Entries with chart source code:

::::::

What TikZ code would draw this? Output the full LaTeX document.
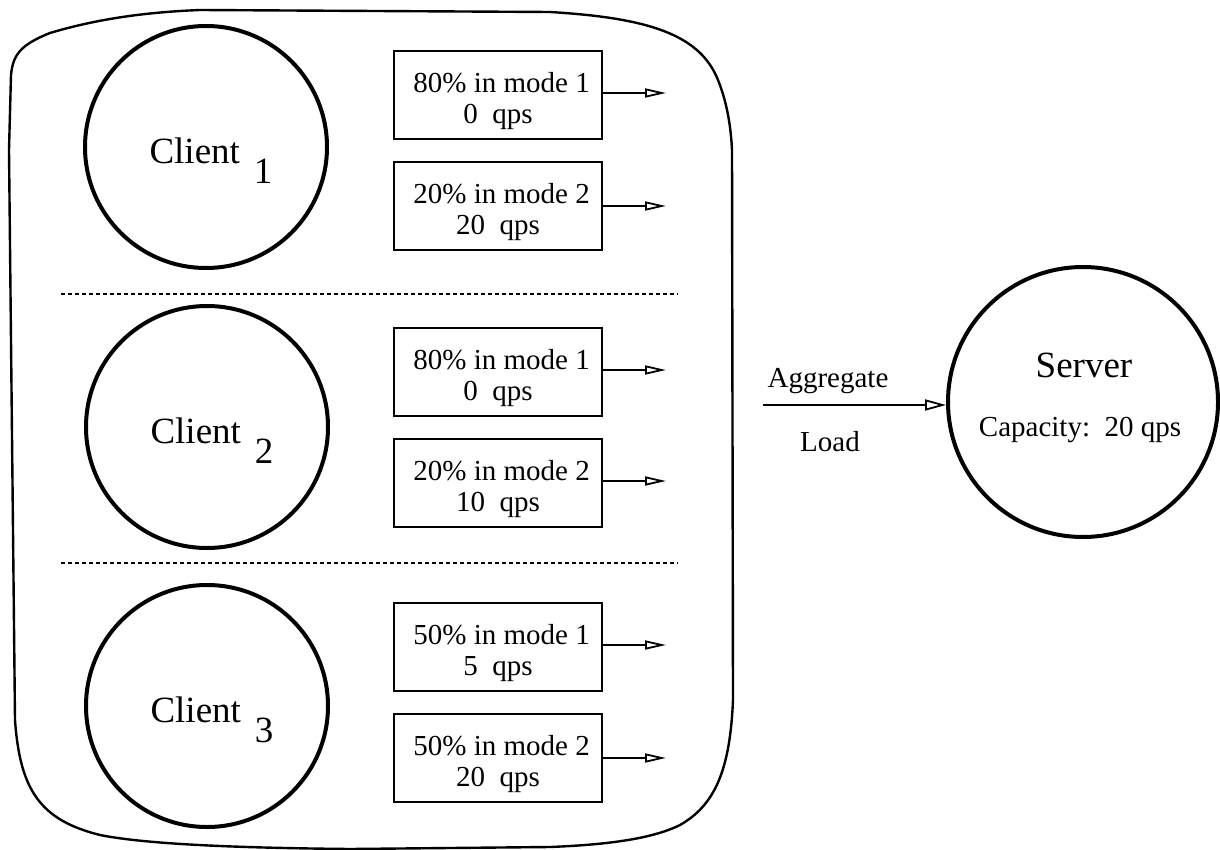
\documentclass[tikz,border=0pt]{standalone}
\usepackage{fontspec}
\setmainfont{Liberation Serif}
\usetikzlibrary{arrows.meta}
\usetikzlibrary{positioning}

\newcommand{\bigtxt}{\fontsize{37}{40}\selectfont}
\newcommand{\smalltxt}{\fontsize{29}{31}\selectfont}
\newcommand{\topgap}{\rule{0pt}{33pt}}

\begin{document}
\begin{tikzpicture}[x=1pt, y=-1pt,
    client/.style = {draw, circle, line width=4pt, minimum size=242pt, inner sep=0pt},
    server/.style = {draw, circle, line width=4pt, minimum size=270pt, inner sep=0pt},
    clientname/.style = {font=\bigtxt, xshift=5pt, yshift=-4pt},
    mode/.style = {draw, rectangle, line width=2.4pt, minimum width=208pt, minimum height=88pt, inner sep=0pt, align=center, font=\smalltxt},
    arr/.style = {line width=2pt, -{Triangle[open, length=21pt, width=9pt, line width=1.8pt]}},
    sep/.style = {line width=1.8pt, dash pattern=on 4pt off 3pt}]
    \useasboundingbox (0,0) rectangle (1220,850);

    % the group of clients
    \draw[line width=2.4pt] (9,150) -- (11,75) .. controls (13,55) and (20,45) .. (50,33)
        .. controls (100,18) and (150,12) .. (200,10) -- (550,12)
        .. controls (650,18) and (700,35) .. (718,80) .. controls (728,105) and (731,130) .. (732,150)
        -- (733,700) .. controls (730,770) and (715,805) .. (680,825) .. controls (650,840) and (600,845) .. (550,847)
        -- (350,849) .. controls (250,848) and (150,845) .. (100,835) .. controls (40,820) and (20,790) .. (15,720)
        -- cycle;

    \node [client] (c1) at (206,147) {};
    \node [client] (c2) at (207,427) {};
    \node [client] (c3) at (207,706) {};
    \node [clientname] (n1) at (c1) {Client\hspace{14pt}\smash{\raisebox{-20pt}{1}}};
    \node [clientname] (n2) at (c2) {Client\hspace{14pt}\smash{\raisebox{-20pt}{2}}};
    \node [clientname] (n3) at (c3) {Client\hspace{14pt}\smash{\raisebox{-20pt}{3}}};

    \node [mode] (m11) at (498,95) {\topgap\ 80\% in mode 1\\0~~qps};
    \node [mode] (m12) at (498,206) {\topgap\ 20\% in mode 2\\20~~qps};
    \node [mode] (m21) at (498,372) {\topgap\ 80\% in mode 1\\0~~qps};
    \node [mode] (m22) at (498,483) {\topgap\ 20\% in mode 2\\10~~qps};
    \node [mode] (m31) at (498,647) {\topgap\ 50\% in mode 1\\5~~qps};
    \node [mode] (m32) at (498,758) {\topgap\ 50\% in mode 2\\20~~qps};

    \coordinate (e11) at (666,93);
    \coordinate (e12) at (666,206);
    \coordinate (e21) at (666,370);
    \coordinate (e22) at (666,481);
    \coordinate (e31) at (666,645);
    \coordinate (e32) at (666,758);

    \draw[arr] (m11.east |- e11) to (e11);
    \draw[arr] (m12.east |- e12) to (e12);
    \draw[arr] (m21.east |- e21) to (e21);
    \draw[arr] (m22.east |- e22) to (e22);
    \draw[arr] (m31.east |- e31) to (e31);
    \draw[arr] (m32.east |- e32) to (e32);

    \coordinate (s1a) at (61,294);
    \coordinate (s1b) at (678,294);
    \coordinate (s2a) at (61,563);
    \coordinate (s2b) at (678,563);
    \draw[sep] (s1a) to (s1b);
    \draw[sep] (s2a) to (s2b);

    % server side
    \node [server] (srv) at (1083,402) {};
    \node [font=\bigtxt] (srvname) at (1084,365) {Server};
    \node [font=\smalltxt] (srvcap) at (1080,430) {Capacity:~~20 qps};

    \coordinate (agg) at (763,405);
    \draw[line width=2pt, -{Triangle[open, length=21pt, width=11pt, line width=1.8pt]}] (agg) to (srv.west |- agg);
    \node [font=\smalltxt] (aggtop) at (828,381) {Aggregate};
    \node [font=\smalltxt] (aggbot) at (830,442) {Load};

\end{tikzpicture}
\end{document}
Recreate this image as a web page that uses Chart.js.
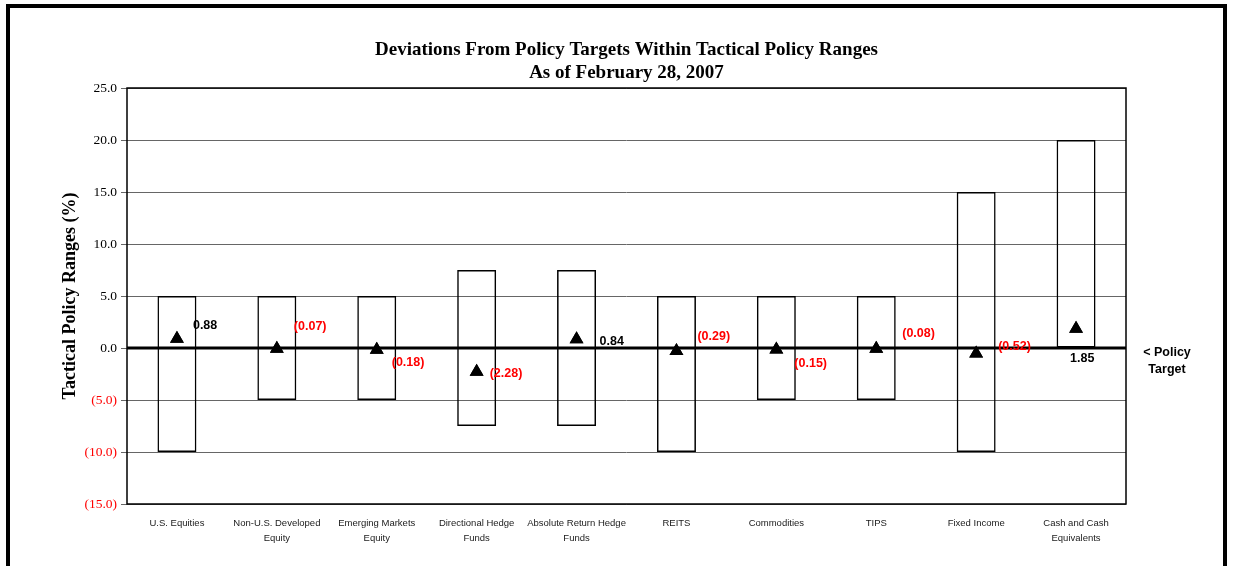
<!DOCTYPE html>
<html>
<head>
<meta charset="utf-8">
<script src="https://cdn.jsdelivr.net/npm/chart.js@4/dist/chart.umd.min.js"></script>
<style>
  html, body { margin: 0; padding: 0; background: #fff; }
  body { width: 1239px; height: 566px; position: relative; overflow: hidden; }
  #frame { position: absolute; left: 6px; top: 4px; width: 1221px; height: 640px; border: 4px solid #000; box-sizing: border-box; }
  #wrap { position: absolute; left: 0; top: 0; width: 1239px; height: 566px; }
</style>
</head>
<body>
<div id="frame"></div>
<div id="wrap"><canvas id="c" width="1239" height="566"></canvas></div>
<script>
// ---- data ----
const categories = [
  ["U.S. Equities"],
  ["Non-U.S. Developed", "Equity"],
  ["Emerging Markets", "Equity"],
  ["Directional Hedge", "Funds"],
  ["Absolute Return Hedge", "Funds"],
  ["REITS"],
  ["Commodities"],
  ["TIPS"],
  ["Fixed Income"],
  ["Cash and Cash", "Equivalents"]
];
const rangeLow  = [-10, -5, -5, -7.5, -7.5, -10, -5, -5, -10, 0];
const rangeHigh = [5, 5, 5, 7.5, 7.5, 5, 5, 5, 15, 20];
const deviations = [0.88, -0.07, -0.18, -2.28, 0.84, -0.29, -0.15, -0.08, -0.52, 1.85];
const yTicks = { min: -15, max: 25, step: 5 };
const titleLines = ["Deviations From Policy Targets Within Tactical Policy Ranges", "As of February 28, 2007"];

// label placement (pixel offsets from the marker), styling only
const labelOffsets = [[16,-13],[17,-22],[15,13],[13,2],[23,2],[21,-14],[18,14],[26,-15],[22,-7],[-6,30]];

const fmt = v => v < 0 ? "(" + Math.abs(v).toFixed(2) + ")" : v.toFixed(2);
const fmtTick = v => v < 0 ? "(" + Math.abs(v).toFixed(1) + ")" : v.toFixed(1);

const extras = {
  id: 'extras',
  afterDatasetsDraw(chart) {
    const { ctx, chartArea: a, scales: { x, y } } = chart;
    ctx.save();
    // zero line
    const y0 = y.getPixelForValue(0);
    ctx.strokeStyle = '#000';
    ctx.lineWidth = 3;
    ctx.beginPath(); ctx.moveTo(a.left, y0); ctx.lineTo(a.right, y0); ctx.stroke();
    // plot border
    ctx.lineWidth = 1.5;
    ctx.strokeRect(a.left, a.top, a.right - a.left, a.bottom - a.top);
    // redraw markers on top of zero line
    const meta = chart.getDatasetMeta(1);
    meta.data.forEach(pt => pt.draw(ctx, a));
    // data labels
    ctx.font = 'bold 12.5px "Liberation Sans", Arial, sans-serif';
    ctx.textBaseline = 'middle';
    ctx.textAlign = 'left';
    deviations.forEach((v, i) => {
      const px = x.getPixelForValue(i) + labelOffsets[i][0];
      const py = y.getPixelForValue(v) + labelOffsets[i][1];
      ctx.fillStyle = v < 0 ? '#ff0000' : '#000';
      ctx.fillText(fmt(v), px, py);
    });
    // policy target note
    ctx.fillStyle = '#000';
    ctx.textAlign = 'center';
    ctx.fillText('< Policy', a.right + 41, y0 + 5);
    ctx.fillText('Target', a.right + 41, y0 + 22);
    // title
    ctx.font = 'bold 19px "Liberation Serif", "Times New Roman", serif';
    const cx = (a.left + a.right) / 2;
    ctx.fillText(titleLines[0], cx, 50);
    ctx.fillText(titleLines[1], cx, 73);
    ctx.restore();
  }
};

new Chart(document.getElementById('c'), {
  data: {
    labels: categories,
    datasets: [
      {
        type: 'bar',
        data: rangeLow.map((lo, i) => [lo, rangeHigh[i]]),
        backgroundColor: 'rgba(255,255,255,0)',
        borderColor: '#000',
        borderWidth: 1.5,
        borderSkipped: false,
        barPercentage: 0.39,
        categoryPercentage: 1.0,
        order: 2
      },
      {
        type: 'line',
        data: deviations,
        showLine: false,
        pointStyle: 'triangle',
        pointRadius: 8,
        pointBackgroundColor: '#000',
        pointBorderColor: '#000',
        pointBorderWidth: 0,
        order: 1
      }
    ]
  },
  options: {
    responsive: false,
    animation: false,
    devicePixelRatio: 1,
    layout: { padding: { left: 58, right: 113, top: 88, bottom: 12 } },
    plugins: { legend: { display: false }, tooltip: { enabled: false }, title: { display: false } },
    scales: {
      x: {
        grid: { display: false, drawTicks: false },
        border: { display: false },
        ticks: {
          font: { family: '"Liberation Sans", Arial, sans-serif', size: 9.5, lineHeight: 1.6 },
          color: '#1a1a1a',
          padding: 12,
          maxRotation: 0,
          autoSkip: false
        },
        afterFit(s) { s.height = 50; }
      },
      y: {
        min: yTicks.min, max: yTicks.max,
        ticks: {
          stepSize: yTicks.step,
          font: { family: '"Liberation Serif", "Times New Roman", serif', size: 13.5 },
          color: ctx => ctx.tick.value < 0 ? '#ff0000' : '#000',
          padding: 4,
          callback: v => fmtTick(v)
        },
        grid: { color: '#666', lineWidth: 1, tickLength: 6 },
        border: { display: false },
        title: {
          display: true,
          text: 'Tactical Policy Ranges (%)',
          font: { family: '"Liberation Serif", "Times New Roman", serif', size: 18, weight: 'bold' },
          color: '#000',
          padding: { top: 2, bottom: 0 }
        },
        afterFit(s) { s.width = 69; }
      }
    }
  },
  plugins: [extras]
});
</script>
</body>
</html>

::::::

**Set task**
In the entries above, find every line with the word "this" and list it.

**Task answer**
What TikZ code would draw this? Output the full LaTeX document.
Recreate this image as a web page that uses Chart.js.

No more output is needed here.